Quote:
Originally Posted by
coyoteaz 
What do you mean by "can't mess with it while in the digital domain"? HD is normally completely digital from the ADC on the CCD (or other image sensor) all the way until the output of the decoder, and possibly all the way to the photons coming out of the display device. There's obviously quite a bit of manipulation that happens between the camera and the TV (or the DAC on your receiver), and it's all digital. It's even possible to manipulate video in the compressed domain as demonstrated by the splicers used by Fox stations, the Motorola (formerly Terayon) CherryPicker, and the Harris (formerly Leitch) DTP.
It's a fine distinction. "Mess with" was probably too broad a term, but I was trying not to be too technical for the benefit of those who's eyes glaze over when I do that.
But I guess that boat has sailed. What I mean is that once something is digitized and compressed, and if you assume that the transport that carries it continually provides enough bits to do the job, the typically "analog" aspects of video or audio such as the volume level, chroma level, resolution, etc., are now totally represented by binary coefficients. Unlike analog signals, the nature of which can change during transport due to any number of outside influences, the only thing that can change a stream of binary coefficients is if you were to perform a mathematical operation on those numbers to change them into different numbers. Otherwise, they have no choice but to remain exactly the same.
For instance, to change the level of a digital audio stream while still in the digital domain, you have to add the same number to each coefficient. Since there are 48,000 of them each second, that takes human technical intervention. Without that, there is no change, no loss of highs, no muddying of bass, essentially no change. If coefficients are unchanged during transport, then they are identical to what they were just after being compressed, all the way to the dedoder and final D-to-A.
That's why we have moved to digital transport in the first place, to preserve PQ and prevent it from being changed by the ravages of the hostile environment it must travel through. Identical TV receivers 1 mile from the transmitter and 50 miles from the transmitter will have the exact same PQ, even though the transport environment is very different, because digital signals are immune to being changed by natural phenomena.
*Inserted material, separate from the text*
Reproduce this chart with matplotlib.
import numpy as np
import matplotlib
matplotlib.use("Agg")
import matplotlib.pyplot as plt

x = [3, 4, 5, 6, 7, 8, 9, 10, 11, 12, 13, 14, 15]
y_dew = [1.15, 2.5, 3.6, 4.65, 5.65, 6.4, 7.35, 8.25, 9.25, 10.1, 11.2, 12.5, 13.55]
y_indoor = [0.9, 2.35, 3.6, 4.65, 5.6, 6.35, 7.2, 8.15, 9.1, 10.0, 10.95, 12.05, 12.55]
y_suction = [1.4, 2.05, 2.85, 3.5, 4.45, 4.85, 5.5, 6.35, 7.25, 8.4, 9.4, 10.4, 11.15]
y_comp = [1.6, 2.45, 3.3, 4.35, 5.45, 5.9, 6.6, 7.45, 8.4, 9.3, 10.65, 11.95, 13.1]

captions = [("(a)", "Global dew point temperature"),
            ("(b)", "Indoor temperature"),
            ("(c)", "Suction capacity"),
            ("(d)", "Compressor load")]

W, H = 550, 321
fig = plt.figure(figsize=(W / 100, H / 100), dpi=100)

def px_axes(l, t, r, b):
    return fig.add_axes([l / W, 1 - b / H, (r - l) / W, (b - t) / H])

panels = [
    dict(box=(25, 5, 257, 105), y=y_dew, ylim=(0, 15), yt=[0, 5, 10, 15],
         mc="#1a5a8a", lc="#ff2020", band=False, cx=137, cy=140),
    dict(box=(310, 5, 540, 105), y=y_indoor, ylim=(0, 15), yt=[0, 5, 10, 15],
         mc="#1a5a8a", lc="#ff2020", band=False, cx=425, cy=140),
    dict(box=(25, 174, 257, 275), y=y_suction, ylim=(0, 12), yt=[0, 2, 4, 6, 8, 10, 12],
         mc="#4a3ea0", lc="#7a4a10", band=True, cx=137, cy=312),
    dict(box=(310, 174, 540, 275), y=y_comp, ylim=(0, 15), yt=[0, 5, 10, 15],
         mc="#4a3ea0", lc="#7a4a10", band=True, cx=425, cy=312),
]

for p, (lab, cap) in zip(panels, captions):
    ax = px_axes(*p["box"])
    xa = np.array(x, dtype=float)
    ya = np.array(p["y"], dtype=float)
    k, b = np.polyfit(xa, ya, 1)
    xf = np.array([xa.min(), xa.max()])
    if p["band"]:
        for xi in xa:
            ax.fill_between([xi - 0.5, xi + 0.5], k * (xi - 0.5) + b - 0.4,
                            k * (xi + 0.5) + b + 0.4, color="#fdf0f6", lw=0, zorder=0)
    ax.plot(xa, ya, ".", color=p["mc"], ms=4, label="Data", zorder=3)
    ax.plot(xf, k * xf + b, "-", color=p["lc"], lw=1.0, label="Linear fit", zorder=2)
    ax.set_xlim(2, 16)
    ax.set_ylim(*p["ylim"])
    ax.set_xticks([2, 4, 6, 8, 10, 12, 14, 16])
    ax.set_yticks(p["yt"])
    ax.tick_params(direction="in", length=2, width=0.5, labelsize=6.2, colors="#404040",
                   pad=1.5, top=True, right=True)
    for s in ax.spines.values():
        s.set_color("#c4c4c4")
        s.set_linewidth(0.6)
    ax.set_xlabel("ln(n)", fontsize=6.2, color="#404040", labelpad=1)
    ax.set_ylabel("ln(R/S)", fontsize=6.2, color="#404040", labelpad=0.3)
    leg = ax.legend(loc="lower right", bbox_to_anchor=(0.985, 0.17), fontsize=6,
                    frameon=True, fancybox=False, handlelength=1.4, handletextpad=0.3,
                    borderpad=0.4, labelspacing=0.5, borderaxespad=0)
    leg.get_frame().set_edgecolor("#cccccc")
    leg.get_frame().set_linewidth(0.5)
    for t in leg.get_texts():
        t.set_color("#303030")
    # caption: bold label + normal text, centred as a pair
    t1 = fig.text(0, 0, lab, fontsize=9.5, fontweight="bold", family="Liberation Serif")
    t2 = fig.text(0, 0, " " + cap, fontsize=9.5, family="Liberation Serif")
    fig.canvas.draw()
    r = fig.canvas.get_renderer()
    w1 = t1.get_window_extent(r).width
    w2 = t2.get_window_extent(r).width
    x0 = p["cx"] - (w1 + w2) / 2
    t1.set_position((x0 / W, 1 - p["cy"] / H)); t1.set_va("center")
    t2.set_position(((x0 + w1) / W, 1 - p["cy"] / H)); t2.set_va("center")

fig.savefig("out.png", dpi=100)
So HD OTA signals from Cox look identical to those from OTA. Sure they "mess with" a lot of stuff, demodulating from 8VSB to baseband, demuxing the main program, converting to VOIP to move it to a remote headend, remodulating to QAM, etc., but none of that means actually manipulating the content itself by changing the ones and zeroes, the numbers that represent it, into different numbers.
DirecTV. on the other hand, converts MPEG-2 to MPEG-4. That actually does change the numbers, and adds rounding errors beyond those caused by encoding to MPEG-2, making them less representative of the original digitized content than they were. Is it visble, or perceptible? I don't think it really is.
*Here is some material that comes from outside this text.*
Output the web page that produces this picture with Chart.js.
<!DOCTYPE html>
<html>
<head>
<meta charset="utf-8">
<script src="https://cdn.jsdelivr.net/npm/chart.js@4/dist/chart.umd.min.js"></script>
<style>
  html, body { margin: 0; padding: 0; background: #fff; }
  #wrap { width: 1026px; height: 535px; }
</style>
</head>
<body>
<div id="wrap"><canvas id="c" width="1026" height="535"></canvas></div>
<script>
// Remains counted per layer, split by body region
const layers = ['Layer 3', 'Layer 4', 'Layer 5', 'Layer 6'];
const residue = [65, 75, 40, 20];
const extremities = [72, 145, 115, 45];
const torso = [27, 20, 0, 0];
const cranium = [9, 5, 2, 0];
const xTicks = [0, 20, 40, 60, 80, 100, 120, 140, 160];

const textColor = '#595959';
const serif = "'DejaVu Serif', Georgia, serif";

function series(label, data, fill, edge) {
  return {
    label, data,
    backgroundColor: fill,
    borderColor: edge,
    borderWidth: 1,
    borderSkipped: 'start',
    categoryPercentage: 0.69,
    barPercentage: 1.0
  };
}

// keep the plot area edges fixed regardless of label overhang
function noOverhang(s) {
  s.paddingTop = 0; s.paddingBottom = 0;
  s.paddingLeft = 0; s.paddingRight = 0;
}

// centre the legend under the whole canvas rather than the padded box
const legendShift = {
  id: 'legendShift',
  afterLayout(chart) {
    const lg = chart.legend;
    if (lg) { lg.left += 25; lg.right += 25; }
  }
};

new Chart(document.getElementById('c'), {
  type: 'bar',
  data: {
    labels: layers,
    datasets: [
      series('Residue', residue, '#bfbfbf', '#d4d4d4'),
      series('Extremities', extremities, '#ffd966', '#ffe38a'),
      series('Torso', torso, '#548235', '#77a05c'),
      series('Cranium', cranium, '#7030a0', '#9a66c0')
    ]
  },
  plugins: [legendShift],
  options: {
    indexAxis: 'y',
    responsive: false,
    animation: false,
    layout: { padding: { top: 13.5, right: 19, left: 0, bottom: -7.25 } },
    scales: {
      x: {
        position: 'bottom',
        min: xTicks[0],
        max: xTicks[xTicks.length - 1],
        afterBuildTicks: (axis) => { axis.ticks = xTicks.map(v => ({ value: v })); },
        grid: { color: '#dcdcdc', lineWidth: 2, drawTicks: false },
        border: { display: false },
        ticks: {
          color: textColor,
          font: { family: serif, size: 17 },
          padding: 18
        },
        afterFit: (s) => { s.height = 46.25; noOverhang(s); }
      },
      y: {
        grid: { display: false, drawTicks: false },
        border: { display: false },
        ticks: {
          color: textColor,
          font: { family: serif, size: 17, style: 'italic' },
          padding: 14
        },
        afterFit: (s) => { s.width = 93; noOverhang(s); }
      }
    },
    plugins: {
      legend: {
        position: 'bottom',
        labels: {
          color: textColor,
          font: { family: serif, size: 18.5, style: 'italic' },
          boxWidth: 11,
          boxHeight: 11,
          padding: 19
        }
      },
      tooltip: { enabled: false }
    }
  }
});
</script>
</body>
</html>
The FOX signal changes from uplink to decode, granted. It arrives at the affiliate as a MPTS, is demuxed from the MPTS and remuxed to have local PSIP and Nielsen metadata added, squirted through an MPEG/AC3 splicer, and then reformatted to SMPTE310 and modulated to 8VSB (at a minimum). But again, the content itself stays in the digital domain, and nothing about any of those processes changes the numbers representing the pixels to new numbers, meaning that the PQ is locked until finally decoded in your home.
The packet structure might change, the wrappers change, what accompanies the content may change, FEC info might be added, etc., but all that is important to PQ is that the numbers that represent each pixel do not change, and if done properly, they don't. The decoder could care less what accompanied the content or how it got there. It simply decodes those unchanged binary coefficients into video that is virtually the same as it was just before being digitized way back at the beginning of the transport chain, ensuring that PQ remains untouched (other than the losses from MPEG encoding itself), that is, unless something or someone changes those numbers in midstream, which can only happen by design.
BTW, displays are analog. There is plenty of "100% digital processing", but most of that digital processing is still done to signals which have been converted back to the analog domain. The first thing that happens inside a Sony LCD just after the HDMI receiver chip is a complete conversion of that digital signal to analog YUV.
Our eyes are analog devices, and need to be fed analog signals. Every display is analog at some point even if it is just the last stage of the light engine, but typically signals are converted to analog straight away inside virtually all modern displays, which is a good thing. Think about my example of how to raise the volume of a digital audio stream above. Now apply that to changing the gamma of a video signal, and try to imagine a way to do that without adding severe rounding errors which would compromise the PQ, something that manipulating gamma in the analog domain would not do. Digital is not always the best choice, and typically not once you get the signal safely inside an HDTV.